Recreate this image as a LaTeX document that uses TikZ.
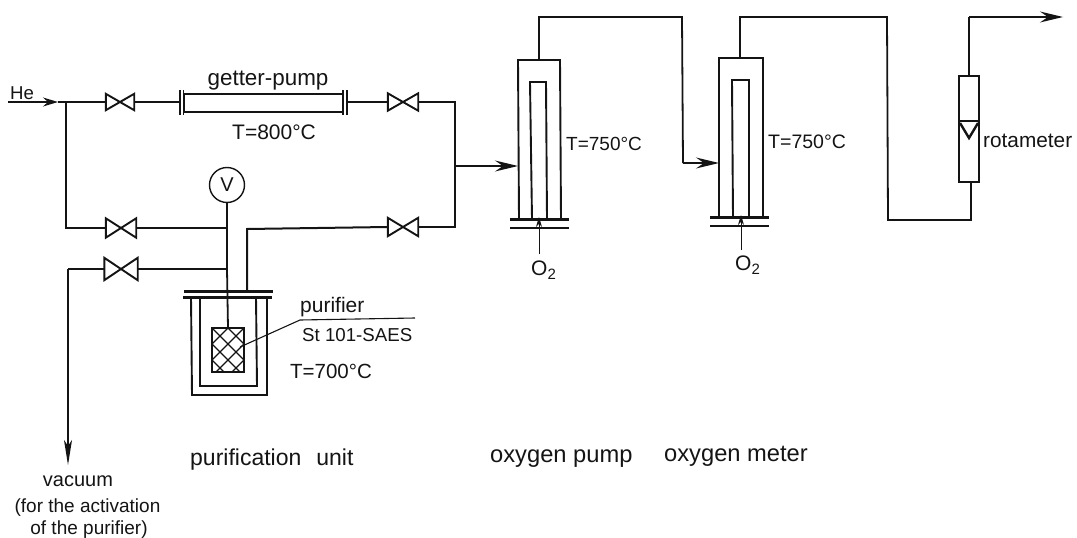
\documentclass[tikz,border=0pt]{standalone}
\usepackage{fontspec}
\setmainfont{Liberation Sans}
\usetikzlibrary{arrows.meta}
\definecolor{ink}{RGB}{20,20,20}
\tikzset{
  x=1pt,y=-1pt,
  pipe/.style={draw=ink,line width=1.8pt,line join=miter},
  thin pipe/.style={draw=ink,line width=1.1pt},
  wall/.style={draw=ink,line width=1.9pt},
  plate/.style={draw=ink,line width=2.4pt},
  flow/.style={draw=ink,line width=1.4pt,-{Stealth[length=23pt,width=11pt,inset=8pt]}},
  shortflow/.style={draw=ink,line width=1.3pt,-{Stealth[length=15pt,width=9pt,inset=5pt]}},
  narrowflow/.style={draw=ink,line width=1.7pt,-{Stealth[length=25pt,width=8pt,inset=6pt]}},
  o2flow/.style={draw=ink,line width=0.9pt,-{Stealth[length=10pt,width=6pt]}},
  lbl/.style={inner sep=0pt,text=ink,font=\fontsize{#1}{#1}\selectfont},
  valvebox/.style 2 args={inner sep=0pt,minimum width=#1,minimum height=#2}
}
\newcommand{\valveat}[5]{%
  \node[valvebox={#4}{#5}] (#1) at (#2,#3) {};
  \draw[pipe,line width=1.9pt,line join=miter] (#1.north west) -- (#1.south east) -- (#1.north east) -- (#1.south west) -- cycle;
}
\newcommand{\otwo}{O\raisebox{-4pt}{\fontsize{15}{15}\selectfont 2}}
\begin{document}
\begin{tikzpicture}
\useasboundingbox (0,0) rectangle (1077,538);
% valves
\valveat{v1}{120}{102}{28pt}{16pt}
\valveat{v2}{403}{102}{30pt}{17pt}
\valveat{v3}{121}{228}{30pt}{19pt}
\valveat{v4}{403}{227}{30pt}{18pt}
\valveat{v5}{121}{269}{33pt}{22pt}
% getter pump
\node[draw=ink,line width=1.5pt,minimum width=159pt,minimum height=18pt,inner sep=0pt] (tube) at (263.5,103) {};
\coordinate (gl) at (180,102); \coordinate (gr) at (347,102);
\draw[plate,line width=1.5pt] (180,90) -- (180,115) (183.5,90) -- (183.5,115);
\draw[plate,line width=1.5pt] (343,90) -- (343,115) (347,90) -- (347,115);
% voltmeter
\node[draw=ink,line width=1.4pt,circle,minimum size=35pt,inner sep=0pt,lbl=20] (V) at (227,185) {V};
% He line
\coordinate (hestart) at (8,102);
\coordinate (hetip) at (58,102);
\coordinate (j1) at (66,102);
\draw[shortflow] (hestart) -- (hetip);
\draw[pipe] (hetip) -- (j1) -- (v1.west);
\draw[pipe] (v1.east) -- (gl);
\draw[pipe] (gr) -- (v2.west);
\coordinate (r1) at (455,102);
\coordinate (r2) at (455,227);
\coordinate (r3) at (455,166);
\draw[pipe] (v2.east) -- (r1) -- (r2) -- (v4.east);
\draw[pipe] (j1) -- (66,228) -- (v3.west);
\coordinate (c1) at (227,228);
\draw[pipe,line width=2pt] (v3.east) -- (c1);
\draw[pipe,line width=2pt] (v4.west) -- (247,229) -- (247,291);
% stem
\coordinate (c2) at (227,269);
\draw[pipe] (V.south) -- (c1) -- (c2) -- (228,328);
\draw[pipe] (v5.east) -- (c2);
\coordinate (vacturn) at (68,269);
\coordinate (vactip) at (68,465);
\draw[pipe] (v5.west) -- (vacturn);
\draw[narrowflow] (vacturn) -- (vactip);
% purifier vessel
\draw[plate] (184,291.5) -- (273,291.5);
\draw[plate] (183,297.5) -- (272,297.5);
\draw[wall] (191,297) -- (192,395) -- (267,395) -- (267,297);
\draw[wall] (200,297) -- (200,386) -- (257,386) -- (256,297);
\node[draw=ink,line width=1.9pt,minimum width=32pt,minimum height=44pt,inner sep=0pt] (pur) at (228,350) {};
\begin{scope}
\clip (pur.south west) rectangle (pur.north east);
\foreach \k in {-32,-16,...,64} {
  \draw[ink,line width=1.4pt] (212+\k,328) -- ++(44,44);
  \draw[ink,line width=1.4pt] (244-\k,328) -- ++(-44,44);
}
\end{scope}
\coordinate (lead) at (240,347);
\draw[thin pipe] (lead) -- (300,320) -- (415,318);
\node[lbl=21,anchor=base west] (tpurifier) at (300,312) {purifier};
\node[lbl=18.7,anchor=base west] (tsaes) at (302,341) {St 101-SAES};
\node[lbl=20.5,anchor=base west] (t700) at (290,378) {T=700°C};
% oxygen pump
\draw[wall] (519,219) -- (518,60) -- (560,60) -- (561,219);
\draw[wall] (532,219) -- (530,82) -- (546,82) -- (547,219);
\draw[plate] (510,219.5) -- (569,219.5);
\draw[plate] (510,228) -- (569,228);
\coordinate (p1top) at (539,60);
\coordinate (p1in) at (518,166);
\coordinate (o1) at (539,254);
\coordinate (o1tip) at (539,217);
\draw[flow] (r3) -- (p1in);
\draw[o2flow] (o1) -- (o1tip);
% oxygen meter
\draw[wall] (719,217) -- (719,58) -- (763,58) -- (763,217);
\draw[wall] (733,217) -- (732,80) -- (749,80) -- (749,217);
\draw[plate] (710,217.5) -- (769,217.5);
\draw[plate] (710,226) -- (769,226);
\coordinate (p2top) at (740,58);
\coordinate (p2in) at (719,163);
\coordinate (o2) at (741,250);
\coordinate (o2tip) at (741,215);
\draw[o2flow] (o2) -- (o2tip);
% connection pump to meter
\draw[pipe] (p1top) -- (539,17) -- (682,17) -- (683,163);
\draw[flow] (683,163) -- (p2in);
% rotameter
\node[draw=ink,line width=1.5pt,minimum width=20pt,minimum height=106pt,inner sep=0pt] (rot) at (969,129) {};
\draw[pipe] (rot.west |- 0,121) -- (rot.east |- 0,121);
\draw[ink,line width=2.4pt] (960,123) -- (969,138) -- (978,123);
\coordinate (outturn) at (969,17);
\coordinate (outtip) at (1063,17);
\draw[pipe] (p2top) -- (740,17) -- (887,17) -- (888,220) -- (971,220) -- (971,182);
\draw[pipe] (rot.north) -- (outturn);
\draw[flow] (outturn) -- (outtip);
% labels
\node[lbl=18.6,anchor=base west] (the) at (10,99) {He};
\node[lbl=22.4,anchor=base] (tgp) at (268,85) {getter-pump};
\node[lbl=21,anchor=base west] (t800) at (232,139) {T=800°C};
\node[lbl=19,anchor=base west] (t750a) at (566,150) {T=750°C};
\node[lbl=19.5,anchor=base west] (t750b) at (768,148) {T=750°C};
\node[lbl=21,anchor=base west] (to1) at (531,275) {\otwo};
\node[lbl=21,anchor=base west] (to2) at (735,270) {\otwo};
\node[lbl=20.8,anchor=base west] (trot) at (983,147) {rotameter};
\node[lbl=23,anchor=base west] (tpu) at (190,465) {purification\hspace{15pt}unit};
\node[lbl=23.7,anchor=base west] (top) at (490,462) {oxygen pump};
\node[lbl=23.7,anchor=base west] (tom) at (664,461) {oxygen meter};
\node[lbl=20,anchor=base] (tv) at (78,486) {vacuum};
\node[lbl=19,anchor=base] (tf) at (87.5,512) {(for the activation};
\node[lbl=19,anchor=base] (tof) at (89,534) {of the purifier)};
\end{tikzpicture}
\end{document}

__________________________________________________

Copy the listing over exactly, skipping the pictures it holds.

Recreate this image as a LaTeX document that uses TikZ.
\documentclass[tikz,border=0pt]{standalone}
\usepackage{fontspec}
\setmainfont{Liberation Sans}
\usetikzlibrary{arrows.meta}
\definecolor{ink}{RGB}{20,20,20}
\tikzset{
  x=1pt,y=-1pt,
  pipe/.style={draw=ink,line width=1.8pt,line join=miter},
  thin pipe/.style={draw=ink,line width=1.1pt},
  wall/.style={draw=ink,line width=1.9pt},
  plate/.style={draw=ink,line width=2.4pt},
  flow/.style={draw=ink,line width=1.4pt,-{Stealth[length=23pt,width=11pt,inset=8pt]}},
  shortflow/.style={draw=ink,line width=1.3pt,-{Stealth[length=15pt,width=9pt,inset=5pt]}},
  narrowflow/.style={draw=ink,line width=1.7pt,-{Stealth[length=25pt,width=8pt,inset=6pt]}},
  o2flow/.style={draw=ink,line width=0.9pt,-{Stealth[length=10pt,width=6pt]}},
  lbl/.style={inner sep=0pt,text=ink,font=\fontsize{#1}{#1}\selectfont},
  valvebox/.style 2 args={inner sep=0pt,minimum width=#1,minimum height=#2}
}
\newcommand{\valveat}[5]{%
  \node[valvebox={#4}{#5}] (#1) at (#2,#3) {};
  \draw[pipe,line width=1.9pt,line join=miter] (#1.north west) -- (#1.south east) -- (#1.north east) -- (#1.south west) -- cycle;
}
\newcommand{\otwo}{O\raisebox{-4pt}{\fontsize{15}{15}\selectfont 2}}
\begin{document}
\begin{tikzpicture}
\useasboundingbox (0,0) rectangle (1077,538);
% valves
\valveat{v1}{120}{102}{28pt}{16pt}
\valveat{v2}{403}{102}{30pt}{17pt}
\valveat{v3}{121}{228}{30pt}{19pt}
\valveat{v4}{403}{227}{30pt}{18pt}
\valveat{v5}{121}{269}{33pt}{22pt}
% getter pump
\node[draw=ink,line width=1.5pt,minimum width=159pt,minimum height=18pt,inner sep=0pt] (tube) at (263.5,103) {};
\coordinate (gl) at (180,102); \coordinate (gr) at (347,102);
\draw[plate,line width=1.5pt] (180,90) -- (180,115) (183.5,90) -- (183.5,115);
\draw[plate,line width=1.5pt] (343,90) -- (343,115) (347,90) -- (347,115);
% voltmeter
\node[draw=ink,line width=1.4pt,circle,minimum size=35pt,inner sep=0pt,lbl=20] (V) at (227,185) {V};
% He line
\coordinate (hestart) at (8,102);
\coordinate (hetip) at (58,102);
\coordinate (j1) at (66,102);
\draw[shortflow] (hestart) -- (hetip);
\draw[pipe] (hetip) -- (j1) -- (v1.west);
\draw[pipe] (v1.east) -- (gl);
\draw[pipe] (gr) -- (v2.west);
\coordinate (r1) at (455,102);
\coordinate (r2) at (455,227);
\coordinate (r3) at (455,166);
\draw[pipe] (v2.east) -- (r1) -- (r2) -- (v4.east);
\draw[pipe] (j1) -- (66,228) -- (v3.west);
\coordinate (c1) at (227,228);
\draw[pipe,line width=2pt] (v3.east) -- (c1);
\draw[pipe,line width=2pt] (v4.west) -- (247,229) -- (247,291);
% stem
\coordinate (c2) at (227,269);
\draw[pipe] (V.south) -- (c1) -- (c2) -- (228,328);
\draw[pipe] (v5.east) -- (c2);
\coordinate (vacturn) at (68,269);
\coordinate (vactip) at (68,465);
\draw[pipe] (v5.west) -- (vacturn);
\draw[narrowflow] (vacturn) -- (vactip);
% purifier vessel
\draw[plate] (184,291.5) -- (273,291.5);
\draw[plate] (183,297.5) -- (272,297.5);
\draw[wall] (191,297) -- (192,395) -- (267,395) -- (267,297);
\draw[wall] (200,297) -- (200,386) -- (257,386) -- (256,297);
\node[draw=ink,line width=1.9pt,minimum width=32pt,minimum height=44pt,inner sep=0pt] (pur) at (228,350) {};
\begin{scope}
\clip (pur.south west) rectangle (pur.north east);
\foreach \k in {-32,-16,...,64} {
  \draw[ink,line width=1.4pt] (212+\k,328) -- ++(44,44);
  \draw[ink,line width=1.4pt] (244-\k,328) -- ++(-44,44);
}
\end{scope}
\coordinate (lead) at (240,347);
\draw[thin pipe] (lead) -- (300,320) -- (415,318);
\node[lbl=21,anchor=base west] (tpurifier) at (300,312) {purifier};
\node[lbl=18.7,anchor=base west] (tsaes) at (302,341) {St 101-SAES};
\node[lbl=20.5,anchor=base west] (t700) at (290,378) {T=700°C};
% oxygen pump
\draw[wall] (519,219) -- (518,60) -- (560,60) -- (561,219);
\draw[wall] (532,219) -- (530,82) -- (546,82) -- (547,219);
\draw[plate] (510,219.5) -- (569,219.5);
\draw[plate] (510,228) -- (569,228);
\coordinate (p1top) at (539,60);
\coordinate (p1in) at (518,166);
\coordinate (o1) at (539,254);
\coordinate (o1tip) at (539,217);
\draw[flow] (r3) -- (p1in);
\draw[o2flow] (o1) -- (o1tip);
% oxygen meter
\draw[wall] (719,217) -- (719,58) -- (763,58) -- (763,217);
\draw[wall] (733,217) -- (732,80) -- (749,80) -- (749,217);
\draw[plate] (710,217.5) -- (769,217.5);
\draw[plate] (710,226) -- (769,226);
\coordinate (p2top) at (740,58);
\coordinate (p2in) at (719,163);
\coordinate (o2) at (741,250);
\coordinate (o2tip) at (741,215);
\draw[o2flow] (o2) -- (o2tip);
% connection pump to meter
\draw[pipe] (p1top) -- (539,17) -- (682,17) -- (683,163);
\draw[flow] (683,163) -- (p2in);
% rotameter
\node[draw=ink,line width=1.5pt,minimum width=20pt,minimum height=106pt,inner sep=0pt] (rot) at (969,129) {};
\draw[pipe] (rot.west |- 0,121) -- (rot.east |- 0,121);
\draw[ink,line width=2.4pt] (960,123) -- (969,138) -- (978,123);
\coordinate (outturn) at (969,17);
\coordinate (outtip) at (1063,17);
\draw[pipe] (p2top) -- (740,17) -- (887,17) -- (888,220) -- (971,220) -- (971,182);
\draw[pipe] (rot.north) -- (outturn);
\draw[flow] (outturn) -- (outtip);
% labels
\node[lbl=18.6,anchor=base west] (the) at (10,99) {He};
\node[lbl=22.4,anchor=base] (tgp) at (268,85) {getter-pump};
\node[lbl=21,anchor=base west] (t800) at (232,139) {T=800°C};
\node[lbl=19,anchor=base west] (t750a) at (566,150) {T=750°C};
\node[lbl=19.5,anchor=base west] (t750b) at (768,148) {T=750°C};
\node[lbl=21,anchor=base west] (to1) at (531,275) {\otwo};
\node[lbl=21,anchor=base west] (to2) at (735,270) {\otwo};
\node[lbl=20.8,anchor=base west] (trot) at (983,147) {rotameter};
\node[lbl=23,anchor=base west] (tpu) at (190,465) {purification\hspace{15pt}unit};
\node[lbl=23.7,anchor=base west] (top) at (490,462) {oxygen pump};
\node[lbl=23.7,anchor=base west] (tom) at (664,461) {oxygen meter};
\node[lbl=20,anchor=base] (tv) at (78,486) {vacuum};
\node[lbl=19,anchor=base] (tf) at (87.5,512) {(for the activation};
\node[lbl=19,anchor=base] (tof) at (89,534) {of the purifier)};
\end{tikzpicture}
\end{document}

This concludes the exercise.